Our data may consist of various clusters of points - these clusters themselves may or may not have trends within, but collectively may show a trend altogether that may be misleading:

In [None]:
clusters = pd.DataFrame({
    'x': np.concatenate([np.random.uniform(0.0, 0.5, 25), np.random.uniform(5.0, 5.5, 25)]),
    'y': np.concatenate([np.random.uniform(0.0, 0.5, 25), np.random.uniform(5.0, 5.5, 25)]),
})
ax = clusters.plot.scatter('x', 'y')

coeffs = polynomial.polyfit(clusters.x, clusters.y, 1)
fit = polynomial.polyval([0.0, 5.5], coeffs)
ax.plot([0.0, 5.5], fit)

In [None]:
r = np.corrcoef(clusters.x, clusters.y)
r

There appears to be a very string correlation here in our data, but it is likely more useful to evaluate the individual clusters. 

In [None]:
clusters = pd.DataFrame({
    'x': np.concatenate([np.random.uniform(0.0, 0.5, 25), np.random.uniform(5.0, 5.5, 25)]),
    'y': np.concatenate([np.random.uniform(0.0, 0.5, 25), np.random.uniform(5.0, 5.5, 25)]),
})
ax = clusters.plot.scatter('x', 'y')

coeffs = polynomial.polyfit(clusters.x, clusters.y, 1)
fit = polynomial.polyval([0.0, 5.5], coeffs)
ax.plot([0.0, 5.5], fit)

In [None]:
r = np.corrcoef(clusters.x, clusters.y)
r

In [None]:
cluster1 = clusters.iloc[:25]
ax = cluster1.plot.scatter('x', 'y')

coeffs = polynomial.polyfit(cluster1.x, cluster1.y, 1)
fit = polynomial.polyval([0.0, 0.5], coeffs)
ax.plot([0.0, 0.5], fit)

In [None]:
r = np.corrcoef(cluster1.x, cluster1.y)
r

In [None]:
cluster2 = clusters.iloc[25:]
ax = cluster2.plot.scatter('x', 'y')

coeffs = polynomial.polyfit(cluster2.x, cluster2.y, 1)
fit = polynomial.polyval([5.0, 5.5], coeffs)
ax.plot([5.0, 5.5], fit)

In [None]:
r = np.corrcoef(cluster2.x, cluster2.y)
r

#### Outliers

Outliers in data can greatly skew measures of correlation within a data set.

In [None]:
outlier = pd.DataFrame({
    'x': np.random.uniform(0.0, 0.5, 25),
    'y': np.random.uniform(0.0, 0.5, 25),
})
outlier.iloc[-1] = [5.0, 5.0]
ax = outlier.plot.scatter('x', 'y')

coeffs = polynomial.polyfit(outlier.x, outlier.y, 1)
fit = polynomial.polyval([0.0, 5.0], coeffs)
ax.plot([0.0, 5.0], fit)

In [None]:
r = np.corrcoef(outlier.x, outlier.y)
r

Again our trendline and correlation coefficient indicate a strong relation in the data, but the single outlier at `(5.0, 5.0)` is skewing our assessment of the data.
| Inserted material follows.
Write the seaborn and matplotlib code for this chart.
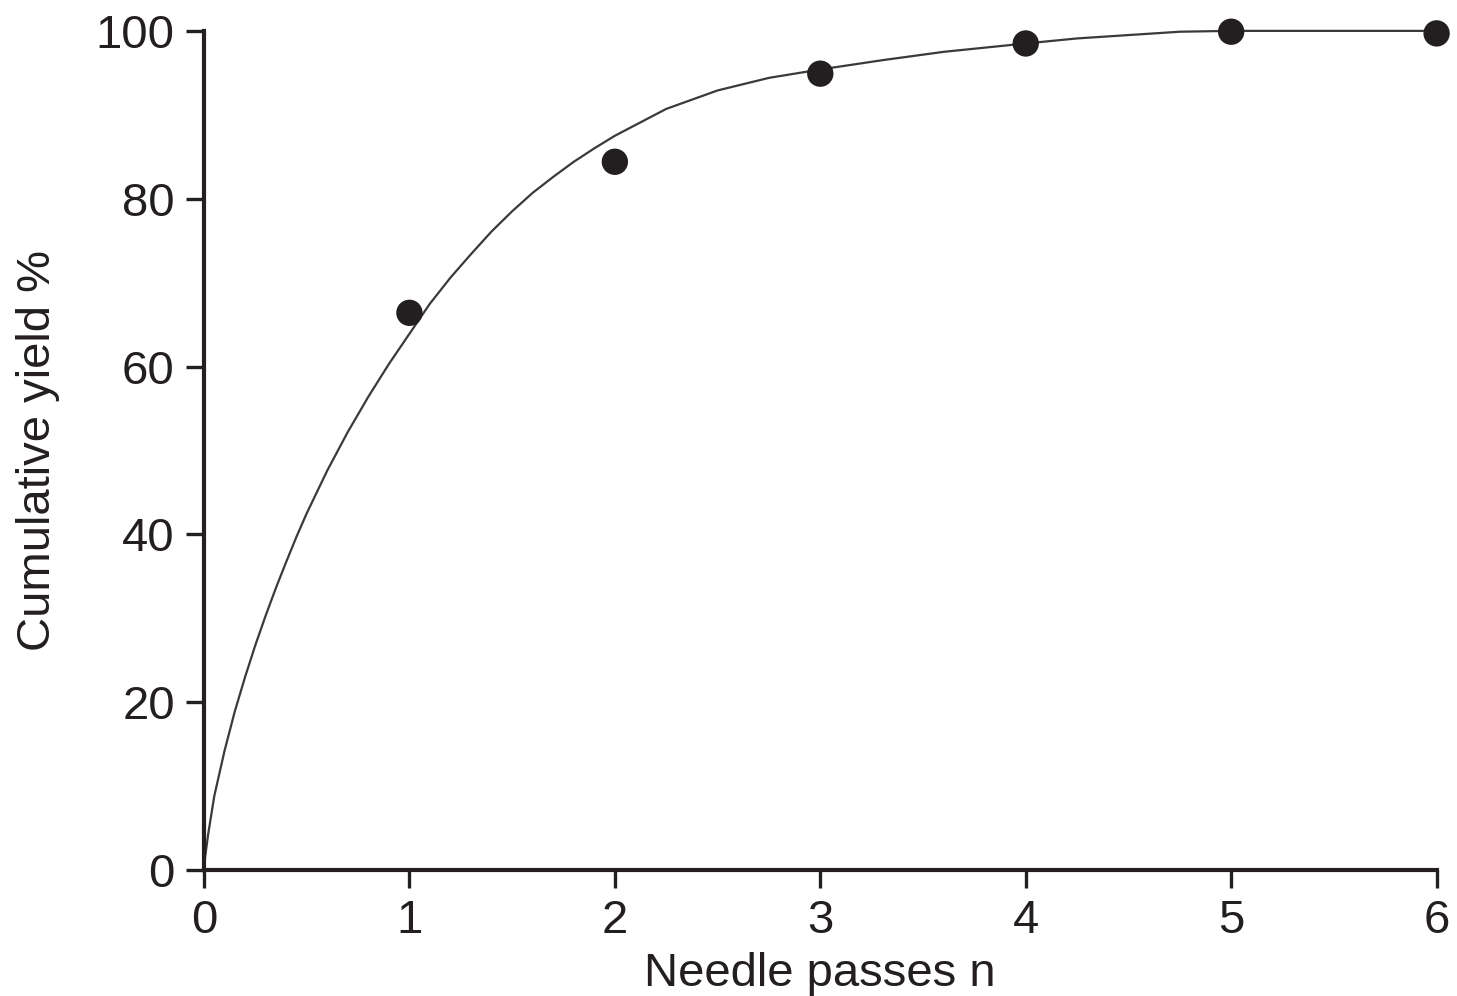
import pandas as pd
import matplotlib
matplotlib.use("Agg")
import matplotlib.pyplot as plt
import seaborn as sns

# measured points (needle passes vs cumulative yield)
passes = [1, 2, 3, 4, 5, 6]
yield_pct = [66.4, 84.4, 94.9, 98.5, 99.9, 99.7]

# fitted curve
curve_n = [0, 0.02, 0.05, 0.10, 0.15, 0.20, 0.25, 0.30, 0.35, 0.40, 0.45,
           0.50, 0.60, 0.70, 0.80, 0.90, 1.00, 1.10, 1.20, 1.30, 1.40, 1.50,
           1.60, 1.70, 1.80, 1.90, 2.00, 2.25, 2.50, 2.75, 3.00, 3.30, 3.60,
           4.00, 4.25, 4.50, 4.75, 5.00, 6.00]
curve_y = [0.5, 4.2, 8.8, 14.2, 18.9, 23.0, 26.8, 30.3, 33.6, 36.7, 39.7,
           42.5, 47.6, 52.2, 56.4, 60.3, 63.9, 67.5, 70.6, 73.4, 76.1, 78.5,
           80.7, 82.6, 84.4, 86.0, 87.5, 90.7, 92.9, 94.4, 95.4, 96.5, 97.5,
           98.5, 99.1, 99.5, 99.9, 100.0, 100.0]

x_ticks = [0, 1, 2, 3, 4, 5, 6]
y_ticks = [0, 20, 40, 60, 80, 100]

df_pts = pd.DataFrame({"n": passes, "yield": yield_pct})
df_fit = pd.DataFrame({"n": curve_n, "yield": curve_y})

sns.set_theme(style="ticks")
plt.rcParams['font.family'] = ['Liberation Sans', 'DejaVu Sans']

fig = plt.figure(figsize=(14.57, 9.96), dpi=100)
ax = fig.add_axes([0.140, 0.1265, 0.846, 0.8425])

sns.lineplot(x="n", y="yield", data=df_fit, ax=ax, color="#3a3a3a",
             linewidth=1.6, clip_on=False)
sns.scatterplot(x="n", y="yield", data=df_pts, ax=ax, color="#231f20",
                s=360, edgecolor="none", clip_on=False, zorder=5)

ax.set_xlim(0, 6)
ax.set_ylim(0, 100)
ax.set_xticks(x_ticks)
ax.set_yticks(y_ticks)
sns.despine(ax=ax)
for side in ["left", "bottom"]:
    ax.spines[side].set_linewidth(3)
    ax.spines[side].set_color("#231f20")
ax.tick_params(axis="both", length=13, width=2.4, color="#231f20",
               labelsize=34, labelcolor="#231f20", pad=8)

ax.set_xlabel("Needle passes n", fontsize=34, color="#231f20", labelpad=6)
ax.set_ylabel("Cumulative yield %", fontsize=34, color="#231f20", labelpad=26)

fig.savefig("out.png", dpi=100)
If we strip that value from our data, we see that there is not much to our data.

In [None]:
outlier_removed = outlier.iloc[:-1]
ax = outlier_removed.plot.scatter('x', 'y')

coeffs = polynomial.polyfit(outlier_removed.x, outlier_removed.y, 1)
fit = polynomial.polyval([0.0, 0.5], coeffs)
ax.plot([0.0, 0.5], fit)

In [None]:
r = np.corrcoef(outlier_removed.x, outlier_removed.y)
r

This is a much more accurate representation of our data! However, it is worth noting that outliers in data are not necessarily bad. There very well could be something in your model or system that behaves outlandish under certain criteria, and while it may make some statistical operations and observations worse/less conclusive, it is always best to understand the reasons behind any and all outliers!